Edmund Lyndeck, who originated the role of the evil Judge Turpin in Stephen Sondheim’s operatic tale of revenge, Sweeney Todd, died Dec. 14. He was 90. The cause of death was not immediately known.
Mr. Lyndeck was a college English professor who had acted in regional and stock theatre for more than a decade when he gave a remarkable performance in 1979 in the daring, musical "penny dreadful" Sweeney Todd: The Demon Barber of Fleet Street. With black humor and genuine chills, the show told the story of a Victorian barber who methodically gets his revenge on the officials who shipped him off to jail on trumped-up charges. Chief among these is the nefarious Judge Turpin, who raped Todd’s wife and then took his daughter, Johanna, as a ward. Years later, Turpin is now planning to wed Johanna.
Mr. Lyndeck played the part with an oily self-importance and malevolence and lent his rich baritone to the songs "Pretty Women" (a melodic duet with Todd) and the disturbing "Johanna (Mea Culpa)," in which the Judge tried to control his wicked urges by whipping himself. The latter song was cut from the original production, but heard on the cast recording.
Sweeney Todd was not his Broadway debut. He was the gentle Rev. John Witherspoon, a Congressional delegate, in the original 1969 production of 1776. Later in the run, he took on the roles of Stephen Hopkins and Dr. Lyman Hall. In the national tour of the show, he played the meaty role of John Dickinson.
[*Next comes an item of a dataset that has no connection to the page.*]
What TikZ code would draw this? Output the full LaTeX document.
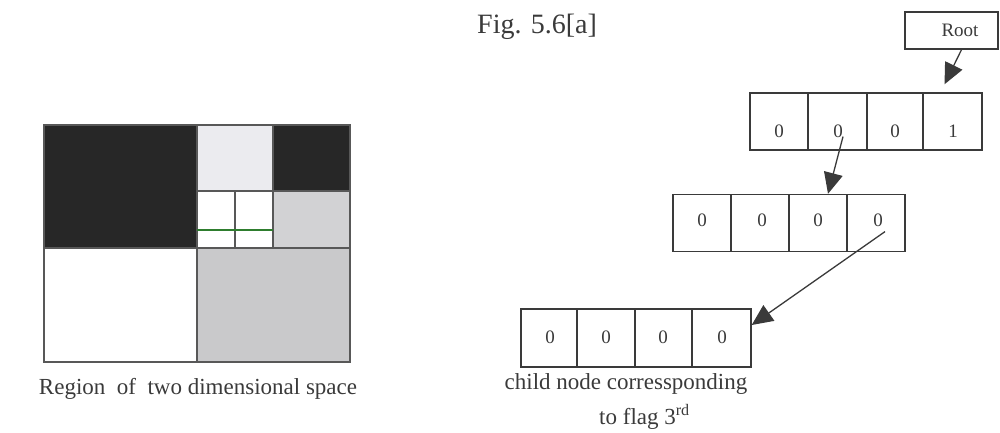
\documentclass[tikz,border=0pt]{standalone}
\usepackage{fontspec}
\setmainfont{Liberation Serif}
\usetikzlibrary{arrows.meta,calc}
\definecolor{ink}{HTML}{3A3A3A}
\definecolor{darkfill}{HTML}{272727}
\definecolor{lightfill}{HTML}{EBEBEF}
\definecolor{grayfill}{HTML}{C9C9CB}
\definecolor{grayfillb}{HTML}{D2D2D4}
\definecolor{gline}{HTML}{2E7D2E}
\begin{document}
\begin{tikzpicture}[x=1pt,y=-1pt,
  cell/.style={draw=ink,line width=1.4pt,minimum width=58pt,minimum height=57pt,inner sep=0pt},
  digit/.style={text=ink,font=\fontsize{19}{20}\selectfont,inner sep=0pt},
  arr/.style={draw=ink,line width=1.3pt,-{Triangle[length=21pt,width=19pt]}},
  grid/.style={draw=ink!85,line width=1.4pt},
  captxt/.style={text=ink,inner sep=0pt}]
\useasboundingbox (0,0) rectangle (1000,433);
% ---- left region
\fill[darkfill] (44,125) rectangle (197,248);
\fill[darkfill] (273,125) rectangle (350,191);
\fill[lightfill] (197,125) rectangle (273,191);
\fill[grayfillb] (273,191) rectangle (350,248);
\fill[grayfill] (197,248) rectangle (350,362);
\draw[grid] (44,125) rectangle (350,362);
\draw[grid] (197,125) -- (197,362);
\draw[grid] (44,248) -- (350,248);
\draw[grid] (273,125) -- (273,248);
\draw[grid] (197,191) -- (350,191);
\draw[grid] (235,191) -- (235,248);
\draw[draw=gline,line width=1.6pt] (197,230) -- (273,230);
\node[captxt,font=\fontsize{23}{25}\selectfont] (regcap) at (198,389) {Region\ \ of\ \ two dimensional space};
% ---- right: title
\node[captxt,anchor=west,font=\fontsize{28}{30}\selectfont] (fig) at (477,27) {Fig. 5.6[a]};
% root
\node[draw=ink,line width=1.4pt,minimum width=93pt,minimum height=37pt,inner sep=0pt] (root) at (951.5,30.5) {};
\node[captxt,font=\fontsize{19}{20}\selectfont] (roottxt) at (960,30) {Root};
% row 1
\node[cell] (r1c1) at (779,121.5) {};
\node[cell,minimum width=59pt] (r1c2) at (837.5,121.5) {};
\node[cell,minimum width=56pt] (r1c3) at (895,121.5) {};
\node[cell,minimum width=59pt] (r1c4) at (952.5,121.5) {};
\node[digit] (d11) at (779,131) {0};
\node[digit] (d12) at (838,131) {0};
\node[digit] (d13) at (895,131) {0};
\node[digit] (d14) at (953,131) {1};
% row 2
\node[cell] (r2c1) at (702,223) {};
\node[cell] (r2c2) at (760,223) {};
\node[cell] (r2c3) at (818,223) {};
\node[cell] (r2c4) at (876,223) {};
\node[digit] (d21) at (702,220) {0};
\node[digit] (d22) at (762,220) {0};
\node[digit] (d23) at (818,220) {0};
\node[digit] (d24) at (878,220) {0};
% row 3
\node[cell,minimum height=58pt,minimum width=56pt] (r3c1) at (549,338) {};
\node[cell,minimum height=58pt] (r3c2) at (606,338) {};
\node[cell,minimum height=58pt,minimum width=57pt] (r3c3) at (663.5,338) {};
\node[cell,minimum height=58pt,minimum width=59pt] (r3c4) at (721.5,338) {};
\node[digit] (d31) at (550,337) {0};
\node[digit] (d32) at (606,337) {0};
\node[digit] (d33) at (663,337) {0};
\node[digit] (d34) at (722,337) {0};
\node[captxt,font=\fontsize{23}{25}\selectfont] (cap1) at (626,384) {child node corressponding};
\node[captxt,anchor=west,font=\fontsize{23}{25}\selectfont] (cap2) at (599,417) {to flag 3\textsuperscript{rd}};
% arrows
\coordinate (rootend) at ([xshift=-8pt,yshift=8pt]r1c4.north);
\draw[arr] ([xshift=10pt]root.south) -- (rootend);
\draw[arr] ([xshift=5pt,yshift=1pt]d12.south) -- ([xshift=10pt]r2c3.north);
\draw[arr] ([xshift=7pt,yshift=-5pt]d24.south) -- ([yshift=13pt]r3c4.east);
\end{tikzpicture}
\end{document}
He also acted in a 1976 Broadway revival of Mrs. Warren’s Profession; Piaf...A Remembrance; the musical A Doll’s Life, based on characters in Henrik Ibsen’s A Doll’s House; the short-lived musical Merlin; the musical Grand Hotel; and the play Artist Descending a Staircase.
Sondheim used him again in the small role of Cinderella’s Father in the fairy-tale musical Into the Woods. He later assumed the larger role of the Narrator and Mysterious Man.
Edmund Lyndeck was born Oct. 4, 1925, in Bayonne, NJ.
Regionally, he was most active in Pennsylvania. He played Scrooge in A Christmas Carol at the Pittsburgh Civic Light Opera every year from 1992 to 2007.